═══ DATA TO PROCESS
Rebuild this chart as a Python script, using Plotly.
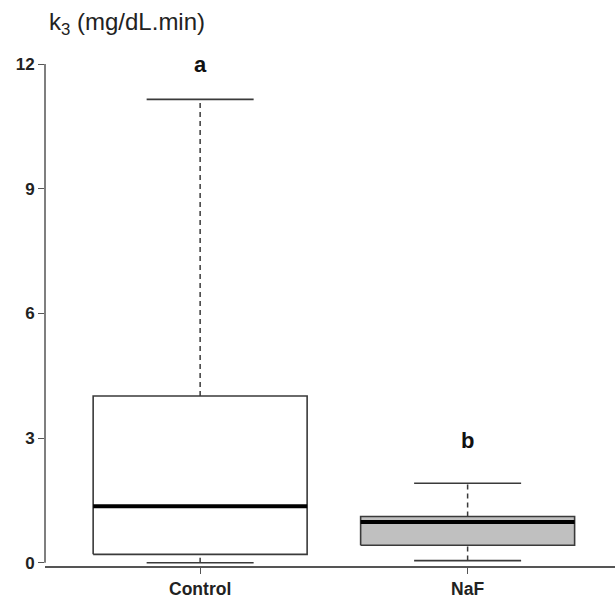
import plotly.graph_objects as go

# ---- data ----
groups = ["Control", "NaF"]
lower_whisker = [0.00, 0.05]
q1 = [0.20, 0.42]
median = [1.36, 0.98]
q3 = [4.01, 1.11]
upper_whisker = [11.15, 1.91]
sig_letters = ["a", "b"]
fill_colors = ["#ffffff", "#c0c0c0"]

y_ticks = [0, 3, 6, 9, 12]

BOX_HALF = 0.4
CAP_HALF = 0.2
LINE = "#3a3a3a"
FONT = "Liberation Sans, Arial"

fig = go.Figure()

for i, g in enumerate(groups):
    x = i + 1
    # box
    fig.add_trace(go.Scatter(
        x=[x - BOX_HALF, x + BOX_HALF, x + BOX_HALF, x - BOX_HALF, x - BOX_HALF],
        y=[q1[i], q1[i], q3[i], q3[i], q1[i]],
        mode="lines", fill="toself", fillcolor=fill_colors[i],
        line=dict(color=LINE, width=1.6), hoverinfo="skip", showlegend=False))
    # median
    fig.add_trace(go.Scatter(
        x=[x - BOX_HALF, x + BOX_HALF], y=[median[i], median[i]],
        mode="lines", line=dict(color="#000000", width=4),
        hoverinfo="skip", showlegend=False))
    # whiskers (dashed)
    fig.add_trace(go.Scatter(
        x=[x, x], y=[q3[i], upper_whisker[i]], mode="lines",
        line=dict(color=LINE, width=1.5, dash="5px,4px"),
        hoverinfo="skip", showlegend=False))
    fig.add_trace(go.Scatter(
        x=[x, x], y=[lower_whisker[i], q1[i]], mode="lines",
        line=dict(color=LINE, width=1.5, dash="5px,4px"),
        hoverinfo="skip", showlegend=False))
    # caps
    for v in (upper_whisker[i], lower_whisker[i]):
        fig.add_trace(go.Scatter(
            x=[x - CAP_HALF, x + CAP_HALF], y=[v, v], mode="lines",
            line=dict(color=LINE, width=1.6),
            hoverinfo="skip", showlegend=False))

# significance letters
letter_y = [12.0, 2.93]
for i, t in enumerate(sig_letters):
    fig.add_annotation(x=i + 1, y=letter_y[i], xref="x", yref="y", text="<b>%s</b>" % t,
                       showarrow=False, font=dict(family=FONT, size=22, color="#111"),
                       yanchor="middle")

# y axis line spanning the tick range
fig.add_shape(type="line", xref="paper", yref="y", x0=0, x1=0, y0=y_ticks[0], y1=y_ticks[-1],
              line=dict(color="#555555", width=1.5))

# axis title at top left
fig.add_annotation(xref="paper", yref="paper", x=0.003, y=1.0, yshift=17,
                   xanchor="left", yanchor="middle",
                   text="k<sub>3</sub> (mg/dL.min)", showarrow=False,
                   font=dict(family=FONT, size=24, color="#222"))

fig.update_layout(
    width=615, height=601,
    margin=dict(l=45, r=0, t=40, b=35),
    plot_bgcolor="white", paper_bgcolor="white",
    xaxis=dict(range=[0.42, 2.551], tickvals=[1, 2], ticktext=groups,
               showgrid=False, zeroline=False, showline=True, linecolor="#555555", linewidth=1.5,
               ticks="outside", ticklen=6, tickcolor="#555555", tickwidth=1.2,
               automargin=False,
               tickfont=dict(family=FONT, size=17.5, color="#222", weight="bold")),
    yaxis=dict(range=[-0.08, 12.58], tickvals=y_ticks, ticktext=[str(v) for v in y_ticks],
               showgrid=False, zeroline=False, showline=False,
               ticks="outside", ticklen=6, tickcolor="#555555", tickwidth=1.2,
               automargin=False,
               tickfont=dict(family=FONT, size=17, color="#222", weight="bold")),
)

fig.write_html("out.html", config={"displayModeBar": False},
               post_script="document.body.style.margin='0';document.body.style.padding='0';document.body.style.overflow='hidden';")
══════
═══ DATA TO PROCESS
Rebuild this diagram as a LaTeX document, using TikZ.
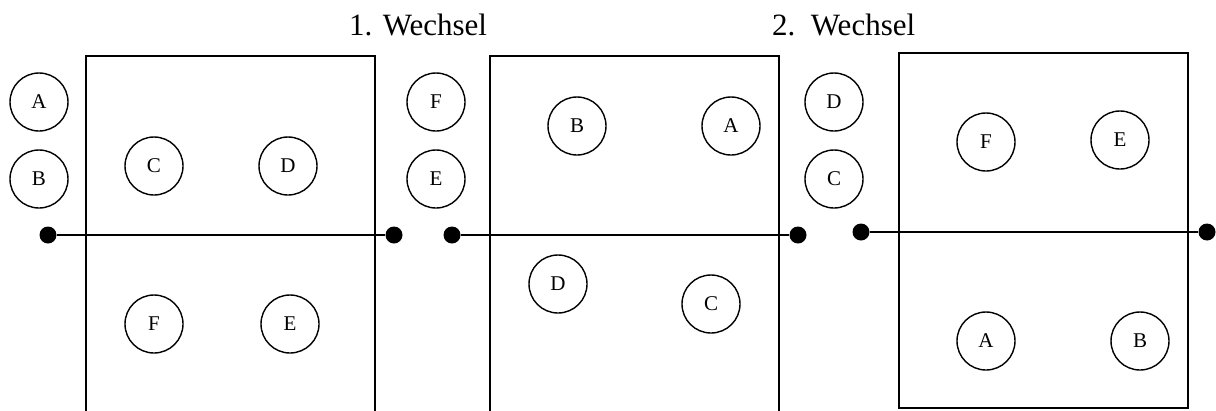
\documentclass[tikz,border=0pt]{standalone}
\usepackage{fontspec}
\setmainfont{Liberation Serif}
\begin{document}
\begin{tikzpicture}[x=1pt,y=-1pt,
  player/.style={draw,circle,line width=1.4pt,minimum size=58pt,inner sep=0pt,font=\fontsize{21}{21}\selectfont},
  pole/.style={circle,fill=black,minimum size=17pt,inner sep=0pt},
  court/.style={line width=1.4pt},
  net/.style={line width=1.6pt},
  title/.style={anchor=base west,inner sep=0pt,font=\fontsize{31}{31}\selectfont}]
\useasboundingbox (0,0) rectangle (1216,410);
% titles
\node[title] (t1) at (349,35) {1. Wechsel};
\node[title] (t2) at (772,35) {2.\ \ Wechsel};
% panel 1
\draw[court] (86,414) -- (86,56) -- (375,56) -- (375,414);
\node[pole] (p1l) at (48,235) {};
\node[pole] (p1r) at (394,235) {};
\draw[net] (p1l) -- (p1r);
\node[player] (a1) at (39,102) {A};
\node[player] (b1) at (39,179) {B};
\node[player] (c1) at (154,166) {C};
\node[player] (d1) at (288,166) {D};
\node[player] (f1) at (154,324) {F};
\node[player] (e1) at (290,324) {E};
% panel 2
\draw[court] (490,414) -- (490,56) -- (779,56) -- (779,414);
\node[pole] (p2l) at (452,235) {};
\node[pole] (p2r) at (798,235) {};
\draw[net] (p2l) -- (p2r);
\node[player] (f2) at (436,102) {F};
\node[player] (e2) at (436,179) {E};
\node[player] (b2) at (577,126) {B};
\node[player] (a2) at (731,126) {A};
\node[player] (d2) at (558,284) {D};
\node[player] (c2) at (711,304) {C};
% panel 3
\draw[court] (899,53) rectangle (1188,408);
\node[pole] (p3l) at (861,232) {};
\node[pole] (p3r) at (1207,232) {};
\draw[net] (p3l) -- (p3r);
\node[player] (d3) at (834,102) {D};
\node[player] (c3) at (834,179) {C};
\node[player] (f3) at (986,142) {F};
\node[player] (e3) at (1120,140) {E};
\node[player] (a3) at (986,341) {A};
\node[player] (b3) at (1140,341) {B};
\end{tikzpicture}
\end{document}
══════
** AIM **
Exactly as they appear, write out the lines from the one containing "Rebuild this chart" down to the one containing "fig = go.Figure()", both included. Pictures are left out.

** TASK RESULT **
Rebuild this chart as a Python script, using Plotly.
import plotly.graph_objects as go

# ---- data ----
groups = ["Control", "NaF"]
lower_whisker = [0.00, 0.05]
q1 = [0.20, 0.42]
median = [1.36, 0.98]
q3 = [4.01, 1.11]
upper_whisker = [11.15, 1.91]
sig_letters = ["a", "b"]
fill_colors = ["#ffffff", "#c0c0c0"]

y_ticks = [0, 3, 6, 9, 12]

BOX_HALF = 0.4
CAP_HALF = 0.2
LINE = "#3a3a3a"
FONT = "Liberation Sans, Arial"

fig = go.Figure()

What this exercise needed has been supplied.